── DATA BLOCK ──

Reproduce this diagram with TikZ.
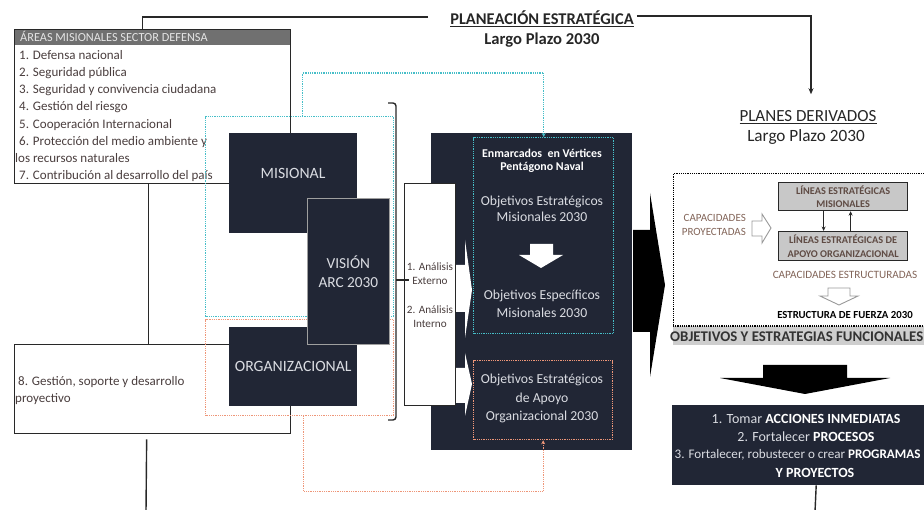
\documentclass[tikz,border=0pt]{standalone}
\usepackage{fontspec}
\setmainfont{Carlito}
\usetikzlibrary{arrows.meta}
\definecolor{navy}{RGB}{33,38,53}
\definecolor{linec}{RGB}{40,40,40}
\definecolor{listtxt}{RGB}{74,62,62}
\definecolor{hdrgray}{RGB}{112,112,112}
\definecolor{hdrtxt}{RGB}{228,228,228}
\definecolor{cyanc}{RGB}{70,190,200}
\definecolor{orangec}{RGB}{238,150,120}
\definecolor{lighttxt}{RGB}{218,220,226}
\definecolor{boxgray}{RGB}{200,200,200}
\definecolor{bandgray}{RGB}{206,206,206}
\definecolor{browntxt}{RGB}{130,100,88}
\definecolor{darkbrown}{RGB}{95,75,68}
\begin{document}
\begin{tikzpicture}[x=1pt,y=-1pt,
  sz/.style 2 args={minimum width=#1pt, minimum height=#2pt},
  conn/.style={draw=linec, line width=1.4pt},
  darkbox/.style={fill=navy, draw=none, inner sep=0pt, anchor=north west},
  plainbox/.style={fill=white, draw=linec, line width=1.3pt, inner sep=0pt, anchor=north west},
  cyandot/.style={draw=cyanc, line width=1.3pt, dash pattern=on 1pt off 0.8pt},
  orangedot/.style={draw=orangec, line width=1.3pt, dash pattern=on 1pt off 0.8pt},
  blackdot/.style={draw=black, line width=1.4pt, dash pattern=on 1.2pt off 1pt},
  listline/.style={anchor=base west, inner sep=0pt, text=listtxt, font=\fontsize{13}{15}\selectfont},
  lt/.style={text=lighttxt, inner sep=0pt, align=center},
  accline/.style={text=lighttxt, inner sep=0pt, font=\fontsize{14}{16}\selectfont},
  smallarr/.style={-{Stealth[length=4.5pt,width=4pt]}},
]
\useasboundingbox (0,0) rectangle (924,510);

% ---------- Areas box ----------
\node[plainbox, sz={276}{154}] (areas) at (14,29) {};
\node[fill=hdrgray, draw=none, inner sep=0pt, anchor=north west, sz={275}{15}] (hdr) at (14.7,29.7) {};
\node[anchor=base west, inner sep=0pt, text=hdrtxt, font=\fontsize{12.3}{14}\selectfont] (hdrtxt) at (20,41.3) {ÁREAS MISIONALES SECTOR DEFENSA};
\node[listline] (a1) at (19,59.5) {1. Defensa nacional};
\node[listline] (a2) at (19,76.5) {2. Seguridad pública};
\node[listline] (a3) at (19,93.5) {3. Seguridad y convivencia ciudadana};
\node[listline] (a4) at (19,110.5) {4. Gestión del riesgo};
\node[listline] (a5) at (19,128.5) {5. Cooperación Internacional};
\node[listline] (a6) at (19,145.5) {6. Protección del medio ambiente y};
\node[listline] (a6b) at (15,162.5) {los recursos naturales};
\node[listline] (a7) at (19,179.5) {7. Contribución al desarrollo del país};

% ---------- Gestion box ----------
\node[plainbox, sz={276}{89}] (gest) at (14,344) {};
\node[listline] (g1) at (18,385.5) {8. Gestión, soporte y desarrollo};
\node[listline] (g2) at (15,402.5) {proyectivo};

% connectors left
\draw[conn] ([xshift=-4pt]areas.south) -- ([xshift=-4pt]gest.north);
\coordinate (gbot) at (146,512);
\draw[conn] ([xshift=-6pt,yshift=-5pt]gest.south) -- (gbot);

% ---------- Titles ----------
\node[inner sep=0pt, font=\fontsize{16.4}{18}\bfseries\selectfont, text=black!85] (plant) at (542,19) {\underline{PLANEACIÓN ESTRATÉGICA}};
\node[inner sep=0pt, font=\fontsize{16.6}{18}\bfseries\selectfont, text=black!85] (planl) at (542,40) {Largo Plazo 2030};
\node[inner sep=0pt, font=\fontsize{17}{19}\selectfont, text=black!85] (pder) at (808,117) {\underline{PLANES DERIVADOS}};
\node[inner sep=0pt, font=\fontsize{17.2}{19}\selectfont, text=black!85] (pderl) at (806,137) {Largo Plazo 2030};

\draw[conn] ([xshift=-22pt,yshift=2pt]plant.west) -| ([xshift=-10pt]areas.north);
\draw[conn, -{Stealth[length=6pt,width=5pt]}] ([xshift=3pt,yshift=3pt]plant.east) -| ([xshift=3pt,yshift=16pt]pder.north);

% ---------- dotted rectangles ----------
\node[cyandot, inner sep=0pt, anchor=north west, sz={188}{200}] (cyr) at (205,116) {};
\node[orangedot, inner sep=0pt, anchor=north west, sz={188}{96}] (orr) at (205,319) {};

% ---------- dark boxes ----------
\node[darkbox, sz={128}{100}] (mis) at (229,133) {};
\node[lt, font=\fontsize{15.7}{18}\selectfont] (mistxt) at (293,173) {MISIONAL};
\node[darkbox, sz={128}{79}] (org) at (229,327) {};
\node[lt, font=\fontsize{15.7}{18}\selectfont] (orgtxt) at (org.center) {ORGANIZACIONAL};
\node[darkbox, draw=gray!75, line width=0.8pt, sz={82}{146}] (vis) at (307,198) {};
\node[lt, font=\fontsize{15.3}{19}\selectfont] (vistxt) at (vis.center) {VISIÓN\\ARC 2030};

% bracket
\draw[conn, rounded corners=3pt] (388,103) -- (396,103) -- (396,420) -- (388,420);
\coordinate (brm) at (396,280);

% ---------- central dark box ----------
\node[darkbox, sz={201}{317}] (cen) at (431,133) {};
\node[plainbox, sz={51}{222}] (ana) at (404,183) {};
\draw[conn] (brm) -- ([xshift=5pt]ana.west |- brm);
\node[inner sep=0pt, align=center, text=listtxt, font=\fontsize{11.2}{14}\selectfont] (an1) at (430,274) {1. Análisis\\Externo};
\node[inner sep=0pt, align=center, text=listtxt, font=\fontsize{11.2}{13.5}\selectfont] (an2) at (430,316.5) {2. Análisis\\Interno};

% white arrows
\fill[white] (456,265) -- (465,265) -- (465,240) -- (472,290) -- (465,338) -- (465,312) -- (456,312) -- cycle;
\fill[white] (456,368) -- (465,368) -- (465,353) -- (472,384) -- (465,416) -- (465,403) -- (456,403) -- cycle;

\node[cyandot, inner sep=0pt, anchor=north west, sz={140}{196}] (cyb) at (473,137) {};
\node[orangedot, inner sep=0pt, anchor=north west, sz={139}{79}] (orb) at (473,360) {};

\node[inner sep=0pt, align=center, text=white, font=\fontsize{11.9}{12.5}\bfseries\selectfont] (enm) at (542,161) {Enmarcados \ en Vértices\\Pentágono Naval};
\node[lt, font=\fontsize{13.7}{16.5}\selectfont] (oem) at (542,209) {Objetivos Estratégicos\\Misionales 2030};
\fill[white] (530,244) -- (553,244) -- (553,255) -- (563,255) -- (541,268) -- (519,255) -- (530,255) -- cycle;
\node[lt, font=\fontsize{13.7}{17.5}\selectfont] (oesp) at (542,304) {Objetivos Específicos\\Misionales 2030};
\node[lt, font=\fontsize{13.7}{18.5}\selectfont] (oeap) at (542,398.5) {Objetivos Estratégicos\\de Apoyo\\Organizacional 2030};

% cyan / orange connectors
\draw[cyandot, -{Stealth[length=4pt,width=4pt]}] ([xshift=3pt]cyr.north) -- ++(0,-43) -| (cyb.north);
\draw[orangedot, -{Stealth[length=4pt,width=4pt]}] ([xshift=4pt]orr.south) -- ++(0,75) -| (orb.south);

% big black right arrow
\fill[black] (633,230) -- (650,230) -- (650,193) -- (665,285) -- (650,377) -- (650,332) -- (633,332) -- cycle;

% ---------- right dotted box ----------
\node[blackdot, inner sep=0pt, anchor=north west, sz={262}{153}] (rd) at (673,173) {};
\node[fill=bandgray, draw=none, inner sep=0pt, anchor=north west, sz={262}{19}] (band) at (673,326) {};
\draw[blackdot] (673,326) -- (930,326);
\node[anchor=west, inner sep=0pt, text=black!80, font=\fontsize{14.8}{16}\bfseries\selectfont] (bandtxt) at (670,337) {OBJETIVOS Y ESTRATEGIAS FUNCIONALES};

\node[fill=boxgray, draw=linec, line width=1.2pt, inner sep=0pt, anchor=north west, sz={129}{28}, align=center, text=darkbrown, font=\fontsize{10.3}{13}\bfseries\selectfont] (lm) at (778,182) {LÍNEAS ESTRATÉGICAS\\MISIONALES};
\node[fill=boxgray, draw=linec, line width=1.2pt, inner sep=0pt, anchor=north west, sz={129}{29}, align=center, text=darkbrown, font=\fontsize{10.3}{14}\bfseries\selectfont] (la) at (778,231) {LÍNEAS ESTRATÉGICAS DE\\APOYO ORGANIZACIONAL};
\draw[conn, line width=1.1pt, smallarr] ([xshift=-19.5pt]lm.south) -- ([xshift=-19.5pt]la.north);
\draw[conn, line width=1.1pt, smallarr] ([xshift=7.5pt]la.north) -- ([xshift=7.5pt]lm.south);

\node[inner sep=0pt, align=right, text=browntxt, font=\fontsize{11}{14}\selectfont, anchor=east] (cproy) at (746,225) {CAPACIDADES\\PROYECTADAS};
\filldraw[fill=white, draw=gray!80, line width=0.9pt] (752,221) -- (762,221) -- (762,214) -- (771,228) -- (762,243) -- (762,236) -- (752,236) -- cycle;
\node[inner sep=0pt, text=browntxt, font=\fontsize{11.2}{13}\selectfont] (cest) at (845,275) {CAPACIDADES ESTRUCTURADAS};
\filldraw[fill=white, draw=gray!80, line width=0.9pt] (828,288) -- (850,288) -- (850,296) -- (858,296) -- (839,305) -- (820,296) -- (828,296) -- cycle;
\node[inner sep=0pt, text=black, font=\fontsize{10.8}{12}\bfseries\selectfont] (efz) at (845,315) {ESTRUCTURA DE FUERZA 2030};

% big black down arrow
\fill[black] (763,365) -- (847,365) -- (847,378) -- (890,378) -- (805,394) -- (720,378) -- (763,378) -- cycle;

% ---------- actions box ----------
\node[darkbox, sz={262}{80}] (acc) at (672,405) {};
\node[accline] (ac1) at (806,419) {1. Tomar \textbf{\color{white}ACCIONES INMEDIATAS}};
\node[accline] (ac2) at (806,437) {2. Fortalecer \textbf{\color{white}PROCESOS}};
\node[accline, anchor=west, font=\fontsize{13.1}{16}\selectfont] (ac3) at (674.5,455) {3. Fortalecer, robustecer o crear \textbf{\color{white}PROGRAMAS}};
\node[accline] (ac4) at (815,472.5) {\textbf{\color{white}Y PROYECTOS}};
\coordinate (accbot) at (815,512);
\draw[conn] ([xshift=13pt]acc.south) -- (accbot);
\end{tikzpicture}
\end{document}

───

## DIRECTION
Reproduce exactly the run of lines that opens the listing and closes with the line holding "(0,0) rectangle (924,510);". Pictures are excluded.

## EXPECTED ANSWER
Reproduce this diagram with TikZ.
\documentclass[tikz,border=0pt]{standalone}
\usepackage{fontspec}
\setmainfont{Carlito}
\usetikzlibrary{arrows.meta}
\definecolor{navy}{RGB}{33,38,53}
\definecolor{linec}{RGB}{40,40,40}
\definecolor{listtxt}{RGB}{74,62,62}
\definecolor{hdrgray}{RGB}{112,112,112}
\definecolor{hdrtxt}{RGB}{228,228,228}
\definecolor{cyanc}{RGB}{70,190,200}
\definecolor{orangec}{RGB}{238,150,120}
\definecolor{lighttxt}{RGB}{218,220,226}
\definecolor{boxgray}{RGB}{200,200,200}
\definecolor{bandgray}{RGB}{206,206,206}
\definecolor{browntxt}{RGB}{130,100,88}
\definecolor{darkbrown}{RGB}{95,75,68}
\begin{document}
\begin{tikzpicture}[x=1pt,y=-1pt,
  sz/.style 2 args={minimum width=#1pt, minimum height=#2pt},
  conn/.style={draw=linec, line width=1.4pt},
  darkbox/.style={fill=navy, draw=none, inner sep=0pt, anchor=north west},
  plainbox/.style={fill=white, draw=linec, line width=1.3pt, inner sep=0pt, anchor=north west},
  cyandot/.style={draw=cyanc, line width=1.3pt, dash pattern=on 1pt off 0.8pt},
  orangedot/.style={draw=orangec, line width=1.3pt, dash pattern=on 1pt off 0.8pt},
  blackdot/.style={draw=black, line width=1.4pt, dash pattern=on 1.2pt off 1pt},
  listline/.style={anchor=base west, inner sep=0pt, text=listtxt, font=\fontsize{13}{15}\selectfont},
  lt/.style={text=lighttxt, inner sep=0pt, align=center},
  accline/.style={text=lighttxt, inner sep=0pt, font=\fontsize{14}{16}\selectfont},
  smallarr/.style={-{Stealth[length=4.5pt,width=4pt]}},
]
\useasboundingbox (0,0) rectangle (924,510);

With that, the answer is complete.